= Natalino Camilleri =

Electronics engineer

Natalino Camilleri from the Nitero, Inc., Austin, TX was named Fellow of the Institute of Electrical and Electronics Engineers (IEEE) in 2015 for leadership in radio frequency integrated circuits and systems.

== Early life ==
Camilleri received the B.S.E.E. degree from the University of Malta and the M.S.E.E. and Ph.D. degrees from the University of Texas at Austin.

== Career ==
He possesses over 20 years of experience in the development and creation of RF systems and integrated circuits. He is currently the President of RF & Wireless Design Services Inc., Cupertino, CA, a consulting company performing RFIC design.

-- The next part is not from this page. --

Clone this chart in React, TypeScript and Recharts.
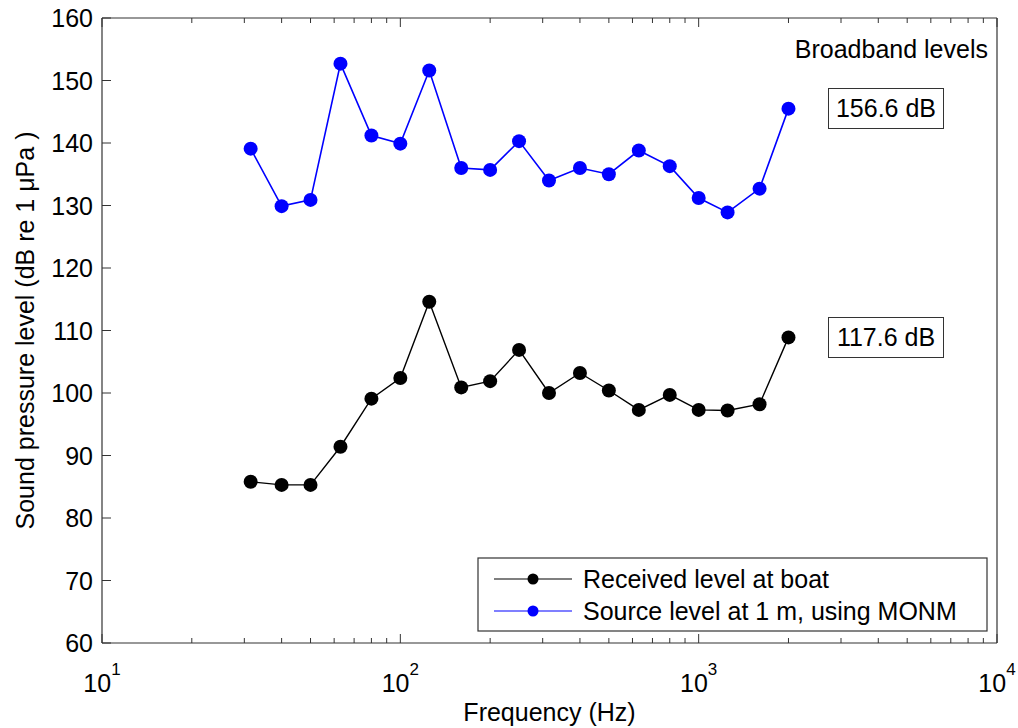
import { LineChart, Line, XAxis, YAxis } from "recharts";

const frequencies = [31.5, 40, 50, 63, 80, 100, 125, 160, 200, 250, 315, 400, 500, 630, 800, 1000, 1250, 1600, 2000];
const receivedLevel = [85.8, 85.3, 85.3, 91.4, 99.1, 102.4, 114.6, 100.9, 101.9, 106.9, 100.0, 103.2, 100.4, 97.3, 99.7, 97.3, 97.2, 98.2, 108.9];
const sourceLevel = [139.1, 129.9, 130.9, 152.7, 141.2, 139.9, 151.6, 136.0, 135.7, 140.3, 134.0, 136.0, 135.0, 138.8, 136.3, 131.2, 128.9, 132.7, 145.5];

const majorTicks = [10, 100, 1000, 10000];
const majorExponents = ["1", "2", "3", "4"];
const minorTicks = [20, 30, 40, 50, 60, 70, 80, 90, 200, 300, 400, 500, 600, 700, 800, 900, 2000, 3000, 4000, 5000, 6000, 7000, 8000, 9000];
const yTicks = [60, 70, 80, 90, 100, 110, 120, 130, 140, 150, 160];

const seriesNames = ["Received level at boat", "Source level at 1 m, using MONM"];
const seriesColors = ["#000000", "#0000ff"];
const broadbandLabels = ["156.6 dB", "117.6 dB"];

const FONT = "'Liberation Sans', Arial, Helvetica, sans-serif";
const AXIS = "#333";

const rows = frequencies.map((f, i) => ({ f, received: receivedLevel[i], source: sourceLevel[i] }));
const allXTicks = [...majorTicks, ...minorTicks].sort((a, b) => a - b);

const BottomTick = (props: any) => {
  const { x, y, payload } = props;
  const idx = majorTicks.indexOf(payload.value);
  const major = idx >= 0;
  return (
    <g>
      <line x1={x} x2={x} y1={y} y2={y - (major ? 9 : 5)} stroke={AXIS} strokeWidth={1} />
      {major && (
        <text x={x} y={y + 49} textAnchor="middle" fontSize={25} fontFamily={FONT} fill="#000">
          10
          <tspan dy={-17} fontSize={17}>{majorExponents[idx]}</tspan>
        </text>
      )}
    </g>
  );
};

const TopTick = (props: any) => {
  const { x, y, payload } = props;
  const major = majorTicks.includes(payload.value);
  return <line x1={x} x2={x} y1={y} y2={y + (major ? 9 : 5)} stroke={AXIS} strokeWidth={1} />;
};

const LeftTick = (props: any) => {
  const { x, y, payload } = props;
  return (
    <g>
      <line x1={x} x2={x + 9} y1={y} y2={y} stroke={AXIS} strokeWidth={1} />
      <text x={x - 9} y={y} dy="0.36em" textAnchor="end" fontSize={25} fontFamily={FONT} fill="#000">
        {payload.value}
      </text>
    </g>
  );
};

const RightTick = (props: any) => {
  const { x, y } = props;
  return <line x1={x} x2={x - 9} y1={y} y2={y} stroke={AXIS} strokeWidth={1} />;
};

const XTitle = (props: any) => {
  const { viewBox } = props;
  const cx = viewBox.x + viewBox.width / 2;
  return (
    <text x={cx} y={viewBox.y + 78} textAnchor="middle" fontSize={25} fontFamily={FONT} fill="#000">
      Frequency (Hz)
    </text>
  );
};

const YTitle = (props: any) => {
  const { viewBox } = props;
  const cy = viewBox.y + viewBox.height / 2;
  return (
    <text
      x={25}
      y={cy}
      dy="0.36em"
      transform={`rotate(-90, 25, ${cy})`}
      textAnchor="middle"
      fontSize={25}
      fontFamily={FONT}
      fill="#000"
    >
      Sound pressure level (dB re 1 μPa )
    </text>
  );
};

const LegendBox = () => (
  <svg width={512} height={76} style={{ position: "absolute", left: 477, top: 557 }}>
    <rect x={1} y={1} width={509} height={73} fill="#fff" stroke={AXIS} strokeWidth={1.2} />
    {seriesNames.map((name, i) => (
      <g key={name}>
        <line x1={17} x2={95} y1={22 + i * 32} y2={22 + i * 32} stroke={seriesColors[i]} strokeWidth={1.2} />
        <circle cx={56} cy={22 + i * 32} r={5.5} fill={seriesColors[i]} />
        <text x={106} y={22 + i * 32} dy="0.36em" fontSize={25} fontFamily={FONT} fill="#000">
          {name}
        </text>
      </g>
    ))}
  </svg>
);

const boxStyle = (top: number): React.CSSProperties => ({
  position: "absolute",
  left: 828,
  top,
  width: 114,
  height: 39,
  border: `1.2px solid ${AXIS}`,
  background: "#fff",
  fontFamily: FONT,
  fontSize: 25,
  lineHeight: "39px",
  textAlign: "center",
  color: "#000",
});

export default function App() {
  return (
    <div style={{ position: "absolute", left: 0, top: 0, width: 1018, height: 728, background: "#fff" }}>
      <LineChart width={1018} height={728} data={rows} margin={{ top: 17, right: 20, bottom: 45, left: 42 }}>
        <XAxis
          xAxisId="bottom"
          dataKey="f"
          type="number"
          scale="log"
          domain={[10, 10000]}
          allowDataOverflow
          ticks={allXTicks}
          interval={0}
          height={40}
          tickSize={0}
          tickMargin={0}
          tickLine={false}
          axisLine={{ stroke: AXIS, strokeWidth: 1.2 }}
          tick={<BottomTick />}
          label={<XTitle />}
        />
        <XAxis
          xAxisId="top"
          orientation="top"
          dataKey="f"
          type="number"
          scale="log"
          domain={[10, 10000]}
          allowDataOverflow
          ticks={allXTicks}
          interval={0}
          height={1}
          tickSize={0}
          tickMargin={0}
          tickLine={false}
          axisLine={{ stroke: AXIS, strokeWidth: 1.2 }}
          tick={<TopTick />}
        />
        <YAxis
          yAxisId="left"
          type="number"
          domain={[60, 160]}
          ticks={yTicks}
          interval={0}
          width={60}
          tickSize={0}
          tickMargin={0}
          tickLine={false}
          axisLine={{ stroke: AXIS, strokeWidth: 1.2 }}
          tick={<LeftTick />}
          label={<YTitle />}
        />
        <YAxis
          yAxisId="right"
          orientation="right"
          type="number"
          domain={[60, 160]}
          ticks={yTicks}
          interval={0}
          width={1}
          tickSize={0}
          tickMargin={0}
          tickLine={false}
          axisLine={{ stroke: AXIS, strokeWidth: 1.2 }}
          tick={<RightTick />}
        />
        <Line
          xAxisId="bottom"
          yAxisId="left"
          dataKey="received"
          name={seriesNames[0]}
          stroke={seriesColors[0]}
          strokeWidth={1.4}
          dot={{ r: 7, fill: seriesColors[0], stroke: seriesColors[0], strokeWidth: 0 }}
          isAnimationActive={false}
        />
        <Line
          xAxisId="bottom"
          yAxisId="left"
          dataKey="source"
          name={seriesNames[1]}
          stroke={seriesColors[1]}
          strokeWidth={1.6}
          dot={{ r: 7, fill: seriesColors[1], stroke: seriesColors[1], strokeWidth: 0 }}
          isAnimationActive={false}
        />
      </LineChart>
      <div
        style={{
          position: "absolute",
          right: 1018 - 988,
          top: 35,
          fontFamily: FONT,
          fontSize: 25,
          color: "#000",
          whiteSpace: "nowrap",
        }}
      >
        Broadband levels
      </div>
      <div style={boxStyle(88)}>{broadbandLabels[0]}</div>
      <div style={boxStyle(317)}>{broadbandLabels[1]}</div>
      <LegendBox />
    </div>
  );
}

Earlier in his career, he started up the Radio Product Line at Advanced Micro Devices, and was able to take some early product ideas and develop the award-winning chip set for digital spread-spectrum (DSS) cordless phones. He led the group through an acquisition by DSPG and was the President of RF Integrated Systems Inc.

He was instrumental in the development of the 900-MHz giga-range phones by Panasonic that use DSS chip sets. At AMD, he also developed integrated circuits (ICs) for wireless local-area network (WLAN) and GSM applications. Prior to his involvement with AMD, he was the Silicon RF Technology Manager at Motorola, where he developed leading-edge circuits for new technologies such as SiGe, BiCMOS, LDMOS, and CMOS.

He was instrumental in developing the LDMOS discrete technology and was the founding father for the LDMOS IC technology for Motorola. These products are now the premiere technology for Motorola’s RF business. He originally joined Motorola to start up the GaAs operation as the Design and Application Manager. He was instrumental in kicking off the early technology and IC products that later fueled GaAs RFIC business for Motorola.

Prior to Motorola, he was with HP-Avantek and Texas Instruments, where he was a Senior Member of the Technical Staff and developed ICs for microwave and millimeter-wave applications. He has authored or co-authored over 50 papers concerning RF technology. Camilleri has been on several IEEE Microwave Theory and Techniques Society (IEEE MTT-S) Technical Program Committees (TPCs) for 15 years and has held several positions on the RFIC Symposium Steering Committee.